Contrairement à la majorité des recueils d’Adonis traduits, le texte français de Bénédicte Letellier n’est pas accompagné des vers originaux en arabe. Sans doute parce que le texte est déjà dense, et que les lecteurs et lectrices peuvent s’y plonger sans répit, pénétrant dans les pages du livre (à la mise en page extrêmement soignée) comme dans un monde. La préface, dense et concise, éclaire sans être explicative ; elle est poétique déjà, comme un seuil ouvrant sur les vers d’Adonis.
Les deux ouvrages sont tout à fait différents, l’un proposant des poèmes courts – presque des aphorismes parfois – et l’autre nous happant par sa longueur. Le premier s’appuie sur des images, sur du tangible ; le second absorbe le matérialisme pour travailler une matière évanescente. Dans Syrie un seul oreiller pour le ciel et la terre, les mots s’attachent aux choses, aux paysages, aux visages et aux couleurs de la Syrie. L’Adoniada, comme le dit très justement Bénédicte Letellier, « suggère ce qu’il reste après avoir écrit la simple matérialité des images, des mots et des choses ». L’un apparaît comme un retour à la source – certes disparue, inaccessible et assumée comme un fantasme –, l’autre, plus proche de ce que l’on connaît de la poésie d’Adonis, assume l’errance comme posture, l’absence de lieu d’origine, de départ ou d’arrivée, inventant une identité dans la poésie comme seule patrie.
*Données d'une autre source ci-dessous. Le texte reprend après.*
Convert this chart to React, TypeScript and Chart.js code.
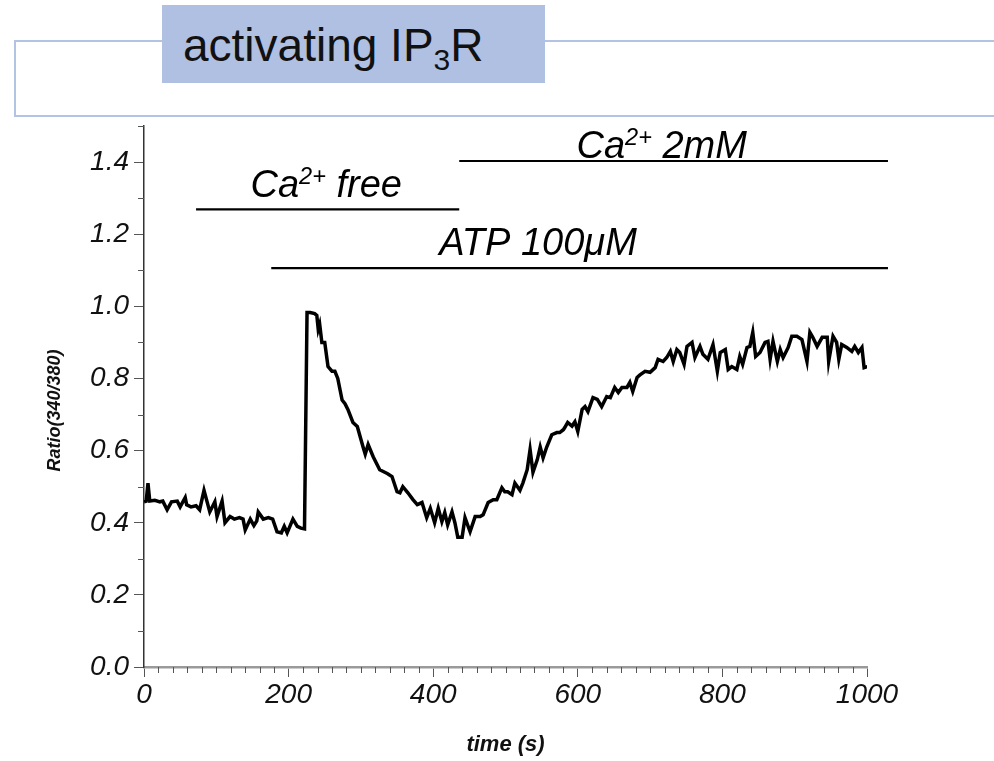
import React, { useEffect, useRef } from "react";
import { Chart, registerables } from "chart.js";

Chart.register(...registerables);

// ---------- data ----------
const timeSec = [
  0, 3, 5.5, 8, 15, 22, 26, 32, 38, 46, 50, 57, 59, 65, 72, 77, 83, 91, 98, 101,
  108, 112, 119, 125, 132, 137, 140, 147, 152, 156, 158, 165, 172, 178, 184, 190, 194, 198, 206, 212,
  217, 222, 225.5, 230, 236, 239, 241, 243, 246, 250, 254.5, 260, 264, 268, 274, 278, 282, 289, 295, 303,
  306, 310, 317, 326, 333, 337, 343, 350, 354, 358, 365, 372, 378, 384.5, 391, 396, 402, 407, 412, 416,
  420, 426, 430, 434, 440, 444, 451, 458, 465, 469, 476, 483, 488, 495, 499, 503, 509, 513, 520, 524,
  530, 534, 538, 544, 548, 552, 557, 564, 571, 575, 580, 582, 586, 592, 596, 600, 606, 610, 614, 621,
  627, 633, 640, 645, 651, 656, 661, 668, 672, 676, 682, 686, 693, 700, 707, 711, 718, 723, 728, 732,
  737, 741, 747, 751, 758, 762, 769, 773, 780, 787, 793, 797, 804, 808, 813, 820, 824, 828, 834, 838,
  842, 846, 852, 859, 863, 866, 870, 876, 880, 884, 891, 896, 903, 910, 917, 921, 925, 931, 938, 945,
  947, 953, 958, 961, 965, 972, 979, 983, 988, 993, 996, 1001,
];
const ratio = [
  0.458, 0.46, 0.51, 0.46, 0.462, 0.458, 0.46, 0.436, 0.458, 0.46, 0.444, 0.47, 0.45, 0.444, 0.447, 0.436, 0.49, 0.43, 0.458, 0.417,
  0.46, 0.4, 0.417, 0.41, 0.414, 0.41, 0.38, 0.41, 0.392, 0.405, 0.43, 0.41, 0.414, 0.41, 0.375, 0.372, 0.39, 0.372, 0.41, 0.39,
  0.385, 0.383, 0.983, 0.983, 0.98, 0.975, 0.936, 0.95, 0.9, 0.9, 0.833, 0.82, 0.82, 0.8, 0.74, 0.73, 0.714, 0.678, 0.667, 0.61,
  0.59, 0.617, 0.583, 0.547, 0.54, 0.536, 0.528, 0.486, 0.483, 0.5, 0.483, 0.464, 0.45, 0.456, 0.414, 0.44, 0.4, 0.44, 0.403, 0.428,
  0.394, 0.43, 0.4, 0.36, 0.36, 0.414, 0.375, 0.417, 0.417, 0.422, 0.456, 0.464, 0.464, 0.497, 0.486, 0.486, 0.478, 0.51, 0.49, 0.51,
  0.547, 0.603, 0.54, 0.575, 0.61, 0.58, 0.61, 0.644, 0.65, 0.65, 0.658, 0.664, 0.678, 0.668, 0.68, 0.653, 0.714, 0.722, 0.708, 0.747,
  0.742, 0.722, 0.75, 0.747, 0.775, 0.761, 0.775, 0.775, 0.789, 0.764, 0.803, 0.81, 0.82, 0.817, 0.83, 0.853, 0.847, 0.858, 0.875, 0.847,
  0.88, 0.872, 0.839, 0.889, 0.9, 0.858, 0.889, 0.867, 0.853, 0.894, 0.82, 0.872, 0.88, 0.825, 0.833, 0.825, 0.861, 0.839, 0.886, 0.889,
  0.928, 0.861, 0.872, 0.9, 0.903, 0.853, 0.903, 0.847, 0.88, 0.858, 0.886, 0.917, 0.917, 0.908, 0.847, 0.928, 0.914, 0.889, 0.914, 0.914,
  0.847, 0.917, 0.9, 0.853, 0.894, 0.886, 0.875, 0.889, 0.872, 0.886, 0.83, 0.833,
];

// treatment bars (time in s, level in ratio units)
const barNames = ["Ca^2+^ 2mM", "Ca^2+^ free", "ATP 100μM"];
const barStart = [436, 72, 176];
const barEnd = [1029, 436, 1029];
const barLevel = [1.403, 1.269, 1.106];
const barLabelCenter = [716, 252, 545];
const barLabelBase = [1.412, 1.303, 1.142];

const xMajorTicks = [0, 200, 400, 600, 800, 1000];
const xTickLabels = ["0", "200", "400", "600", "800", "1000"];
const yMajorTicks = [0, 0.2, 0.4, 0.6, 0.8, 1.0, 1.2, 1.4];
const yTickLabels = ["0.0", "0.2", "0.4", "0.6", "0.8", "1.0", "1.2", "1.4"];

const chartTitle = "activating IP";
const xTitle = "time (s)";
const yTitle = "Ratio(340/380)";
const yTitleAt = 0.711;

const FONT = '"Liberation Sans", Arial, Helvetica, sans-serif';

function drawRich(ctx: CanvasRenderingContext2D, text: string, cx: number, base: number, size: number) {
  const parts = text.split("^");
  const fonts = parts.map((_, i) => (i % 2 ? `italic ${size * 0.62}px ${FONT}` : `italic ${size}px ${FONT}`));
  const widths = parts.map((p, i) => {
    ctx.font = fonts[i];
    return ctx.measureText(p).width;
  });
  const total = widths.reduce((a, b) => a + b, 0);
  let xpos = cx - total / 2;
  parts.forEach((p, i) => {
    ctx.font = fonts[i];
    ctx.fillText(p, xpos, i % 2 ? base - size * 0.34 : base);
    xpos += widths[i];
  });
}

const decorPlugin = {
  id: "decor",
  afterDraw(chart: any) {
    const { ctx } = chart;
    const x = chart.scales.x;
    const y = chart.scales.y;
    ctx.save();
    // minor ticks
    ctx.strokeStyle = "#555";
    ctx.lineWidth = 1;
    ctx.beginPath();
    for (let v = 20; v < 1000; v += 20) {
      if (v % 200 === 0) continue;
      const px = Math.round(x.getPixelForValue(v)) + 0.5;
      ctx.moveTo(px, y.bottom);
      ctx.lineTo(px, y.bottom + 6);
    }
    for (let k = 1; k <= 15; k += 2) {
      const py = Math.round(y.getPixelForValue(k / 10)) + 0.5;
      ctx.moveTo(x.left - 6, py);
      ctx.lineTo(x.left, py);
    }
    ctx.stroke();

    // treatment labels
    ctx.fillStyle = "#000";
    ctx.textAlign = "left";
    ctx.textBaseline = "alphabetic";
    barNames.forEach((name, i) => {
      drawRich(ctx, name, x.getPixelForValue(barLabelCenter[i]), y.getPixelForValue(barLabelBase[i]), 38);
    });

    // y title
    ctx.translate(55, y.getPixelForValue(yTitleAt));
    ctx.rotate(-Math.PI / 2);
    ctx.font = `italic bold 18px ${FONT}`;
    ctx.textAlign = "center";
    ctx.textBaseline = "middle";
    ctx.fillStyle = "#111";
    ctx.fillText(yTitle, 0, 0);
    ctx.restore();
  },
};

export default function App() {
  const ref = useRef<HTMLCanvasElement | null>(null);

  useEffect(() => {
    if (!ref.current) return;
    const trace = timeSec.map((t, i) => ({ x: t, y: ratio[i] }));
    const bars = barNames.map((name, i) => ({
      label: name,
      data: [
        { x: barStart[i], y: barLevel[i] },
        { x: barEnd[i], y: barLevel[i] },
      ],
      showLine: true,
      borderColor: "#000",
      borderWidth: 2.2,
      pointRadius: 0,
      clip: false as any,
    }));
    const chart = new Chart(ref.current, {
      type: "scatter",
      data: {
        datasets: [
          {
            label: "Ratio",
            data: trace,
            showLine: true,
            borderColor: "#000",
            borderWidth: 3.5,
            pointRadius: 0,
            tension: 0,
          },
          ...bars,
        ],
      },
      options: {
        animation: false,
        responsive: false,
        events: [],
        layout: { padding: { left: 0, right: 127, top: 126, bottom: 0 } },
        plugins: { legend: { display: false }, tooltip: { enabled: false } },
        scales: {
          x: {
            type: "linear",
            min: 0,
            max: 1000,
            afterFit: (s: any) => {
              s.height = 94;
            },
            afterBuildTicks: (s: any) => {
              s.ticks = xMajorTicks.map((v) => ({ value: v }));
            },
            ticks: {
              autoSkip: false,
              maxRotation: 0,
              padding: 1,
              color: "#111",
              font: { family: FONT, size: 28, style: "italic" },
              callback: (_v: any, i: number) => xTickLabels[i],
            },
            grid: { drawOnChartArea: false, drawTicks: true, tickLength: 10, color: "#555", tickWidth: 1 },
            border: { color: "#9a9a9a", width: 2.5 },
            title: {
              display: true,
              text: xTitle,
              color: "#111",
              font: { family: FONT, size: 22, style: "italic", weight: "bold" },
              padding: { top: 0, bottom: 3 },
            },
          },
          y: {
            type: "linear",
            min: 0,
            max: 1.5,
            afterFit: (s: any) => {
              s.width = 144;
            },
            afterBuildTicks: (s: any) => {
              s.ticks = yMajorTicks.map((v) => ({ value: v }));
            },
            ticks: {
              padding: 5,
              color: "#111",
              font: { family: FONT, size: 28, style: "italic" },
              callback: (_v: any, i: number) => yTickLabels[i],
            },
            grid: { drawOnChartArea: false, drawTicks: true, tickLength: 10, color: "#555", tickWidth: 1 },
            border: { color: "#333", width: 1.5 },
          },
        },
      },
      plugins: [decorPlugin],
    });
    return () => chart.destroy();
  }, []);

  const frame = "#b3c3e4";
  return (
    <div style={{ position: "fixed", left: 0, top: 0, width: 994, height: 761, background: "#fff", overflow: "hidden" }}>
      <canvas ref={ref} width={994} height={761} style={{ position: "absolute", left: 0, top: 0 }} />
      <div style={{ position: "absolute", left: 14, top: 40, width: 148, height: 2, background: frame }} />
      <div style={{ position: "absolute", left: 545, top: 40, width: 449, height: 2, background: frame }} />
      <div style={{ position: "absolute", left: 14, top: 40, width: 2, height: 77, background: frame }} />
      <div style={{ position: "absolute", left: 14, top: 115, width: 980, height: 2, background: frame }} />
      <div
        style={{
          position: "absolute",
          left: 162,
          top: 5,
          width: 383,
          height: 78,
          background: "#b0c0e2",
          boxSizing: "border-box",
          paddingLeft: 21,
          fontFamily: FONT,
          fontSize: 46,
          lineHeight: "80px",
          color: "#111",
          whiteSpace: "nowrap",
        }}
      >
        {chartTitle}
        <span style={{ fontSize: 30, verticalAlign: "-9px", lineHeight: 0 }}>3</span>R
      </div>
    </div>
  );
}
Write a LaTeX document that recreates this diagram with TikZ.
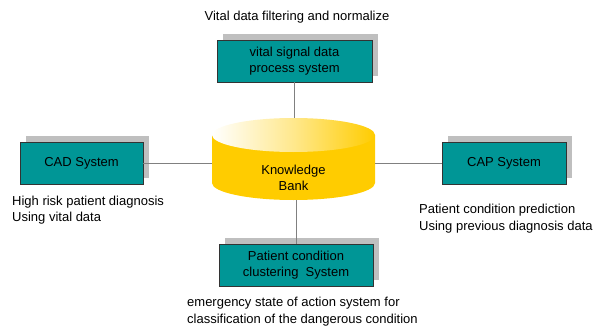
\documentclass[tikz,border=0pt]{standalone}
\usepackage{fontspec}
\setmainfont{Liberation Sans}
\usetikzlibrary{shadows}
\definecolor{tealbox}{RGB}{0,150,150}
\definecolor{kbyellow}{RGB}{255,204,0}
\definecolor{linegray}{RGB}{128,128,128}
\begin{document}
\begin{tikzpicture}[x=1pt,y=1pt,
  font=\fontsize{13}{16.5}\selectfont,
  sysbox/.style={draw=black!80, line width=0.6pt, fill=tealbox, minimum height=42pt,
    align=center, inner sep=0pt,
    general shadow={fill=black!25, shadow xshift=6pt, shadow yshift=6pt}},
  note/.style={align=left, anchor=west, inner sep=0pt},
  link/.style={draw=linegray, line width=0.9pt}]
\useasboundingbox (0,0) rectangle (595,325);
% cylinder
\fill[kbyellow] (212,190) -- (212,142) arc[start angle=180, end angle=360, x radius=81.5, y radius=17] -- (375,190) -- cycle;
\shade[left color=white, right color=kbyellow, middle color=kbyellow!45] (293.5,190) ellipse[x radius=81.5, y radius=17];
\node[minimum width=163pt, minimum height=82pt, inner sep=0pt, align=center] (kb) at (293.5,166) {};
\node[align=center, inner sep=0pt] (kbtext) at (293.5,147) {Knowledge\\Bank};
% boxes
\node[sysbox, minimum width=155pt] (top) at (294.5,264) {vital signal data\\process system};
\node[sysbox, minimum width=123pt] (cad) at (81.5,162) {CAD System};
\node[sysbox, minimum width=124pt] (cap) at (504,162) {CAP System};
\node[sysbox, minimum width=154pt] (bot) at (296,60) {Patient condition\\clustering\ \ System};
% connectors
\draw[link] (top.south) -- (top.south |- kb.north);
\draw[link] (cad.east) -- (cad.east -| kb.west);
\draw[link] (cap.west) -- (cap.west -| kb.east);
\draw[link] (bot.north) -- (bot.north |- kb.south);
% annotations
\node[inner sep=0pt] (title) at (297,308) {Vital data filtering and normalize};
\node[note] (cadnote) at (12,115) {High risk patient diagnosis\\Using vital data};
\node[note] (capnote) at (419,106.5) {Patient condition prediction\\Using previous diagnosis data};
\node[note] (botnote) at (187,13.5) {emergency state of action system for\\classification of the dangerous condition};
\end{tikzpicture}
\end{document}
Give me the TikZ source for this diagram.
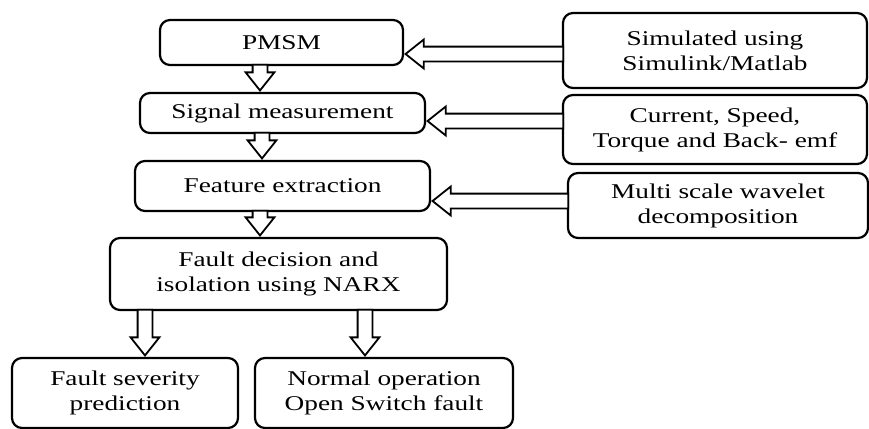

Mais ces deux textes, en apparence tout à fait opposés, s’avèrent complémentaires, dessinant une trame poétique et la géographie d’un itinéraire de la Syrie à l’exil, de l’exil à la Syrie, et plus encore reconstruisant dans l’ailleurs la Syrie et le « moi » comme des objets poétiques en mouvement. L’un serait le retour aux origines géographiques par lequel la Syrie devient objet rêvé s’évanouissant derrière le voile diaphane du souvenir ; l’autre, un retour aux sources d’une poésie devenue terre – ou sans doute ciel – d’adoption du poète.